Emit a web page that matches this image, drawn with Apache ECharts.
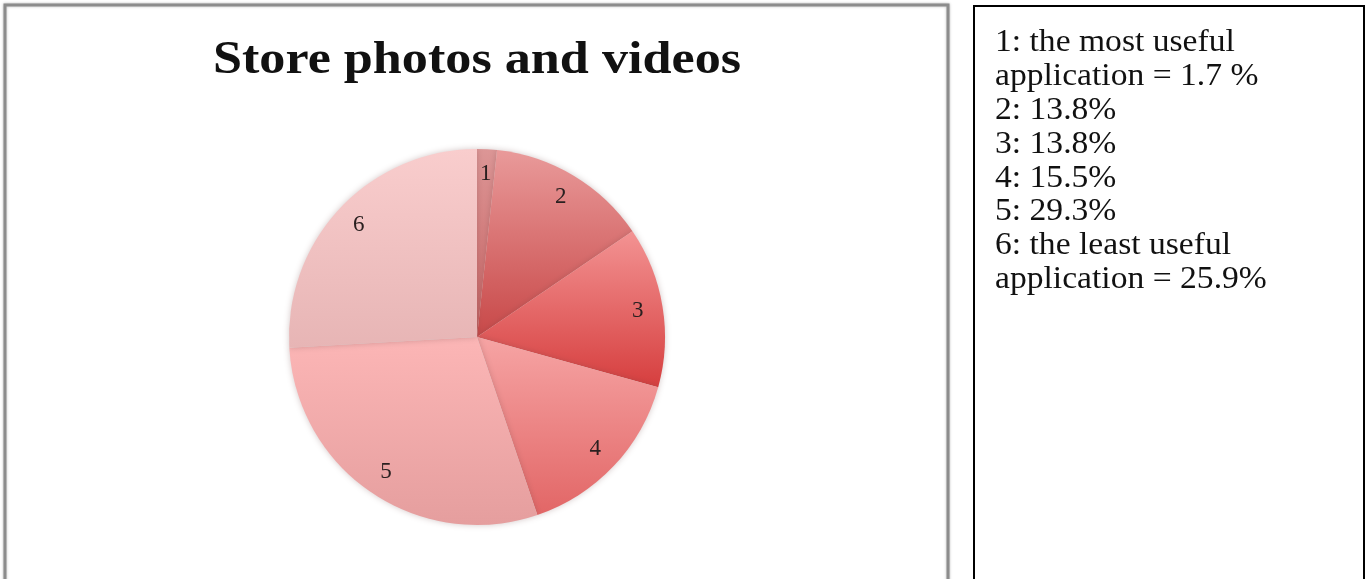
<!DOCTYPE html>
<html>
<head>
<meta charset="utf-8">
<title>Store photos and videos</title>
<script src="https://cdn.jsdelivr.net/npm/echarts@6/dist/echarts.min.js"></script>
<style>
  html, body { margin: 0; padding: 0; background: #ffffff; }
  #chart { width: 1369px; height: 579px; }
</style>
</head>
<body>
<div id="chart"></div>
<script>
// Usefulness ranking (1 = most useful, 6 = least useful), share of answers in %
const categories = ['1', '2', '3', '4', '5', '6'];
const shares = [1.7, 13.8, 13.8, 15.5, 29.3, 25.9];
const titleText = 'Store photos and videos';
const noteLines = [
  '1: the most useful',
  'application = 1.7 %',
  '2: 13.8%',
  '3: 13.8%',
  '4: 15.5%',
  '5: 29.3%',
  '6: the least useful',
  'application = 25.9%'
];

// light (top) -> dark (bottom) shade for each slice
const sliceShades = [
  ['#dc9696', '#c96262'],
  ['#e99a9a', '#c84848'],
  ['#f39393', '#d63e3e'],
  ['#f6a4a4', '#e26666'],
  ['#fcb6b6', '#e59e9e'],
  ['#f9cdcd', '#e7b5b5']
];

const chart = echarts.init(document.getElementById('chart'), null, { renderer: 'canvas' });

const cx = 477, cy = 337, R = 188;

const fillData = categories.map((c, i) => ({
  name: c,
  value: shares[i],
  itemStyle: {
    color: new echarts.graphic.LinearGradient(0, 0, 0, 1, [
      { offset: 0, color: sliceShades[i][0] },
      { offset: 1, color: sliceShades[i][1] }
    ])
  }
}));
const labelData = categories.map((c, i) => ({ name: c, value: shares[i] }));

const option = {
  backgroundColor: '#ffffff',
  animation: false,
  graphic: [
    // chart frame on the left
    {
      type: 'rect', silent: true, z: 0,
      shape: { x: 5, y: 5, width: 943, height: 600 },
      style: { fill: '#ffffff', stroke: '#8c8c8c', lineWidth: 3,
               shadowBlur: 3, shadowColor: 'rgba(0,0,0,0.25)' }
    },
    {
      type: 'text', silent: true, z: 10,
      x: 477, y: 37,
      scaleX: 1.11,
      style: {
        text: titleText,
        align: 'center', verticalAlign: 'top',
        font: 'bold 47px "Liberation Serif", "DejaVu Serif", serif',
        fill: '#111111'
      }
    },
    // note box on the right
    {
      type: 'rect', silent: true, z: 0,
      shape: { x: 974, y: 6, width: 390, height: 600 },
      style: { fill: '#ffffff', stroke: '#000000', lineWidth: 2 }
    },
    {
      type: 'text', silent: true, z: 10,
      x: 995, y: 26,
      scaleX: 1.05,
      style: {
        text: noteLines.join('\n'),
        align: 'left', verticalAlign: 'top',
        font: '32px "Liberation Serif", "DejaVu Serif", serif',
        lineHeight: 33.8,
        fill: '#111111'
      }
    }
  ],
  series: [
    {
      type: 'pie',
      center: [cx, cy],
      radius: [0, R],
      startAngle: 90,
      clockwise: true,
      silent: true,
      z: 2,
      label: { show: false },
      labelLine: { show: false },
      itemStyle: {
        borderWidth: 0,
        shadowBlur: 6,
        shadowColor: 'rgba(110,70,70,0.30)'
      },
      data: fillData
    },
    {
      // transparent ring that carries the slice numbers near the rim
      type: 'pie',
      center: [cx, cy],
      radius: [R * 0.70, R],
      startAngle: 90,
      clockwise: true,
      silent: true,
      z: 3,
      itemStyle: { color: 'rgba(0,0,0,0)', borderWidth: 0 },
      label: {
        show: true,
        position: 'inside',
        formatter: '{b}',
        fontFamily: '"Liberation Serif", "DejaVu Serif", serif',
        fontSize: 23,
        color: '#2a2020'
      },
      labelLine: { show: false },
      data: labelData
    }
  ]
};

chart.setOption(option);
</script>
</body>
</html>
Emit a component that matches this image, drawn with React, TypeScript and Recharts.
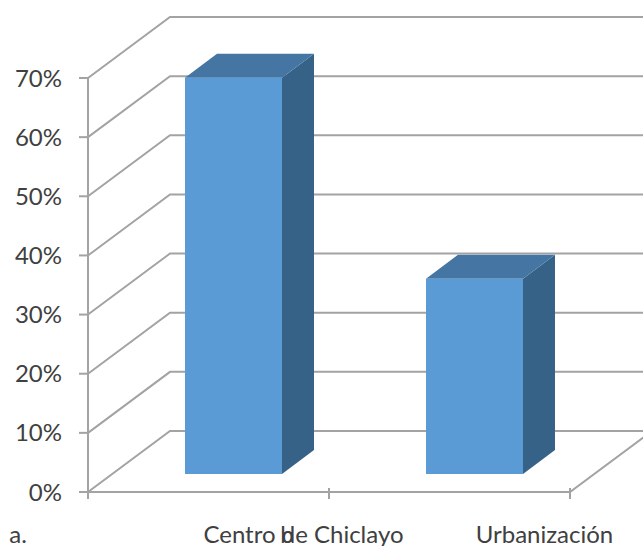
import React from 'react';
import { BarChart, Bar, XAxis, YAxis, CartesianGrid } from 'recharts';

const categories = ['Centro de Chiclayo', 'Urbanización'];
const shares = [67, 33];
const yTicks = [0, 10, 20, 30, 40, 50, 60, 70];
const stubLabels = ['a.', 'b'];

const chartData = categories.map((name, i) => ({ name, share: shares[i] }));

const GRID_COLOR = '#a3a3a3';
const TEXT_COLOR = '#404040';
const FONT = 'Lato, "Open Sans", sans-serif';
const FONT_SIZE = 24;

// Fake 3D: the back wall sits this far behind the axis plane
const WALL_DX = 82;
const WALL_DY = 61;
// Bars sit partway into the floor
const BAR_DX = 25;
const BAR_DY = 18;
const BAR_DEPTH_X = 32;
const BAR_DEPTH_Y = 24;
const BAND = 241;

const WallLine = ({ x1, y1, x2, index }: any) => {
  const bx = x1 + WALL_DX;
  const by = y1 - WALL_DY;
  return (
    <g key={index}>
      <polyline
        points={`${x1},${y1} ${bx},${by} ${x2 + WALL_DX},${by}`}
        fill="none"
        stroke={GRID_COLOR}
        strokeWidth={2}
      />
      {index === 0 || y1 > 480 ? (
        <polyline
          points={`${x1},${y1} ${x2},${y1} ${x2 + WALL_DX},${by}`}
          fill="none"
          stroke={GRID_COLOR}
          strokeWidth={2}
        />
      ) : null}
    </g>
  );
};

const Box = ({ x, y, width, height }: any) => {
  const left = x + BAR_DX;
  const top = y - BAR_DY;
  const right = left + width;
  const bottom = top + height;
  return (
    <g>
      <polygon
        points={`${right},${top} ${right + BAR_DEPTH_X},${top - BAR_DEPTH_Y} ${right + BAR_DEPTH_X},${bottom - BAR_DEPTH_Y} ${right},${bottom}`}
        fill="#376287"
      />
      <polygon
        points={`${left},${top} ${left + BAR_DEPTH_X},${top - BAR_DEPTH_Y} ${right + BAR_DEPTH_X},${top - BAR_DEPTH_Y} ${right},${top}`}
        fill="#4575a2"
      />
      <rect x={left} y={top} width={width} height={height} fill="#5b9bd5" />
    </g>
  );
};

const CategoryTick = ({ x, y, payload, index }: any) => {
  const tickTop = y - 12;
  return (
    <g>
      <line x1={x - BAND / 2} x2={x - BAND / 2} y1={tickTop} y2={tickTop + 11} stroke={GRID_COLOR} strokeWidth={2} />
      <line x1={x + BAND / 2} x2={x + BAND / 2} y1={tickTop} y2={tickTop + 11} stroke={GRID_COLOR} strokeWidth={2} />
      <text x={x + 95} y={543} textAnchor="middle" fontSize={FONT_SIZE} fontFamily={FONT} fill={TEXT_COLOR}>
        {payload.value}
      </text>
      {index === 0 ? (
        <>
          <text x={18} y={543} textAnchor="middle" fontSize={FONT_SIZE} fontFamily={FONT} fill={TEXT_COLOR}>
            {stubLabels[0]}
          </text>
          <text x={287} y={543} textAnchor="middle" fontSize={FONT_SIZE} fontFamily={FONT} fill={TEXT_COLOR}>
            {stubLabels[1]}
          </text>
        </>
      ) : null}
    </g>
  );
};

export default function App() {
  return (
    <div style={{ position: 'absolute', left: 0, top: 0, width: 643, height: 546, overflow: 'hidden', background: '#fff' }}>
      <BarChart
        width={643}
        height={546}
        data={chartData}
        margin={{ top: 78, right: 73, bottom: 0, left: 0 }}
        style={{ overflow: 'hidden' }}
      >
        <CartesianGrid vertical={false} horizontal={(props: any) => <WallLine {...props} />} />
        <XAxis
          dataKey="name"
          height={54}
          interval={0}
          axisLine={false}
          tickLine={false}
          tick={(props: any) => <CategoryTick {...props} />}
        />
        <YAxis
          width={88}
          domain={[0, 70]}
          ticks={yTicks}
          interval={0}
          tickFormatter={(v: number) => `${v}%`}
          axisLine={{ stroke: GRID_COLOR, strokeWidth: 2 }}
          tickLine={{ stroke: GRID_COLOR, strokeWidth: 2 }}
          tickSize={9}
          tickMargin={17}
          tick={{ fontSize: FONT_SIZE, fontFamily: FONT, fill: TEXT_COLOR }}
        />
        <Bar dataKey="share" barSize={97} isAnimationActive={false} shape={(props: any) => <Box {...props} />} />
      </BarChart>
    </div>
  );
}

■ **Exercise directions**
Reproduce the lines above starting at the one with "Emit a component" and ending at the one with "const FONT_SIZE = 24;", both included, exactly and with no pictures.

■ **Completed exercise**
Emit a component that matches this image, drawn with React, TypeScript and Recharts.
import React from 'react';
import { BarChart, Bar, XAxis, YAxis, CartesianGrid } from 'recharts';

const categories = ['Centro de Chiclayo', 'Urbanización'];
const shares = [67, 33];
const yTicks = [0, 10, 20, 30, 40, 50, 60, 70];
const stubLabels = ['a.', 'b'];

const chartData = categories.map((name, i) => ({ name, share: shares[i] }));

const GRID_COLOR = '#a3a3a3';
const TEXT_COLOR = '#404040';
const FONT = 'Lato, "Open Sans", sans-serif';
const FONT_SIZE = 24;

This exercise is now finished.